***** DATASET SECTION

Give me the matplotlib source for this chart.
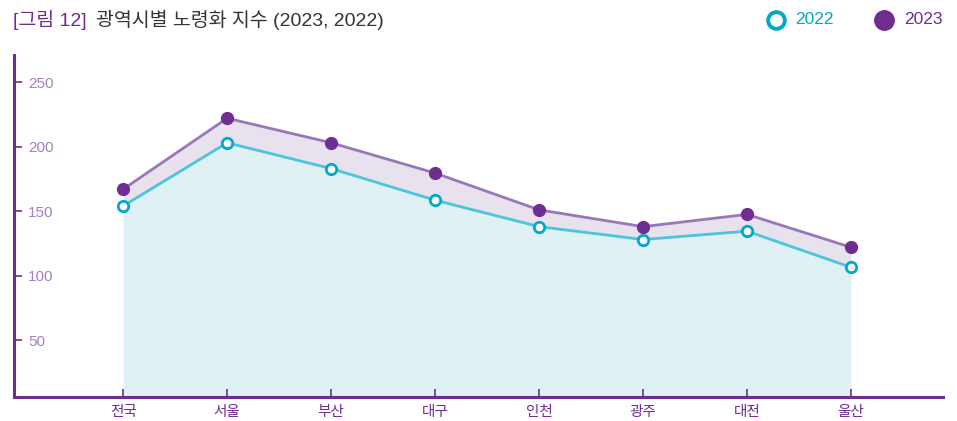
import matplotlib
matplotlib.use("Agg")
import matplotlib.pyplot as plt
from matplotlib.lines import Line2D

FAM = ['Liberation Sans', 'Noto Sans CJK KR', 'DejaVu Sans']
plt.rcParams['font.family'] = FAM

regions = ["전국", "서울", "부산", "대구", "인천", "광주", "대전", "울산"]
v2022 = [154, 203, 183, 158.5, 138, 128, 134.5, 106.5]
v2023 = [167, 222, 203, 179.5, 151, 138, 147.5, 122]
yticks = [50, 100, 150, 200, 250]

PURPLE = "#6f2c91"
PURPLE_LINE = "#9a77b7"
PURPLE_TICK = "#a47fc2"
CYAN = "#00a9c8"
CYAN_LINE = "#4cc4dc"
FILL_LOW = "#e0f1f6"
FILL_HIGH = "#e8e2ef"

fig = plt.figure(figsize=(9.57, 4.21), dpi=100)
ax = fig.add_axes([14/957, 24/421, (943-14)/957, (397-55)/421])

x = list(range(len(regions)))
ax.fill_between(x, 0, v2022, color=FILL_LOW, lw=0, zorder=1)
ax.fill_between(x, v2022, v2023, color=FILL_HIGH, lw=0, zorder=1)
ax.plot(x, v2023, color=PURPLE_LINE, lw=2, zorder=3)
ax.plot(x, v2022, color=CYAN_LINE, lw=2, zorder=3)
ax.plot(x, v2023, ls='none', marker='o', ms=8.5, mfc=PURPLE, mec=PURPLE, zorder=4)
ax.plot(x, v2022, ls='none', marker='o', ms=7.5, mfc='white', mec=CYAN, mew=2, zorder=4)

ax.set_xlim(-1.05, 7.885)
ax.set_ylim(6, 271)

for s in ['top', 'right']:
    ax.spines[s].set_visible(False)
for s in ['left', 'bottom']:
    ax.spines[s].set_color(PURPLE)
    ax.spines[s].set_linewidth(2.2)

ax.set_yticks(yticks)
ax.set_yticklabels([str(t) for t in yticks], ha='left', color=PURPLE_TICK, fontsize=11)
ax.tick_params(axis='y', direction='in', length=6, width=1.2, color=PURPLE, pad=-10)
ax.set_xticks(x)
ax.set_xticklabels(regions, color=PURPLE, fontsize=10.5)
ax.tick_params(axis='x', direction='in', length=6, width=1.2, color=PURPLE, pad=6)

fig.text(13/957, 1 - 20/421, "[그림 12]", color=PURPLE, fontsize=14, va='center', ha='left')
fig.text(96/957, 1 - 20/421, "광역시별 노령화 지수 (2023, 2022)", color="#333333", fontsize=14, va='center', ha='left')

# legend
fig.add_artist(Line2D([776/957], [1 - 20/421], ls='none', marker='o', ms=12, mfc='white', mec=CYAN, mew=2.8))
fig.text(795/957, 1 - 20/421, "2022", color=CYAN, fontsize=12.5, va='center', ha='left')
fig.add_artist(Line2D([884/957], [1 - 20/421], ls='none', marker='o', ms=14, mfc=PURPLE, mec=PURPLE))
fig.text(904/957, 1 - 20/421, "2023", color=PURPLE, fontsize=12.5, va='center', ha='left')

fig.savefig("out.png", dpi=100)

**********

EXERCISE:
With all pictures left out, please transcribe exactly the lines from the start of the material through the line with "ax.spines[s].set_linewidth(2.2)".

RESULT:
Give me the matplotlib source for this chart.
import matplotlib
matplotlib.use("Agg")
import matplotlib.pyplot as plt
from matplotlib.lines import Line2D

FAM = ['Liberation Sans', 'Noto Sans CJK KR', 'DejaVu Sans']
plt.rcParams['font.family'] = FAM

regions = ["전국", "서울", "부산", "대구", "인천", "광주", "대전", "울산"]
v2022 = [154, 203, 183, 158.5, 138, 128, 134.5, 106.5]
v2023 = [167, 222, 203, 179.5, 151, 138, 147.5, 122]
yticks = [50, 100, 150, 200, 250]

PURPLE = "#6f2c91"
PURPLE_LINE = "#9a77b7"
PURPLE_TICK = "#a47fc2"
CYAN = "#00a9c8"
CYAN_LINE = "#4cc4dc"
FILL_LOW = "#e0f1f6"
FILL_HIGH = "#e8e2ef"

fig = plt.figure(figsize=(9.57, 4.21), dpi=100)
ax = fig.add_axes([14/957, 24/421, (943-14)/957, (397-55)/421])

x = list(range(len(regions)))
ax.fill_between(x, 0, v2022, color=FILL_LOW, lw=0, zorder=1)
ax.fill_between(x, v2022, v2023, color=FILL_HIGH, lw=0, zorder=1)
ax.plot(x, v2023, color=PURPLE_LINE, lw=2, zorder=3)
ax.plot(x, v2022, color=CYAN_LINE, lw=2, zorder=3)
ax.plot(x, v2023, ls='none', marker='o', ms=8.5, mfc=PURPLE, mec=PURPLE, zorder=4)
ax.plot(x, v2022, ls='none', marker='o', ms=7.5, mfc='white', mec=CYAN, mew=2, zorder=4)

ax.set_xlim(-1.05, 7.885)
ax.set_ylim(6, 271)

for s in ['top', 'right']:
    ax.spines[s].set_visible(False)
for s in ['left', 'bottom']:
    ax.spines[s].set_color(PURPLE)
    ax.spines[s].set_linewidth(2.2)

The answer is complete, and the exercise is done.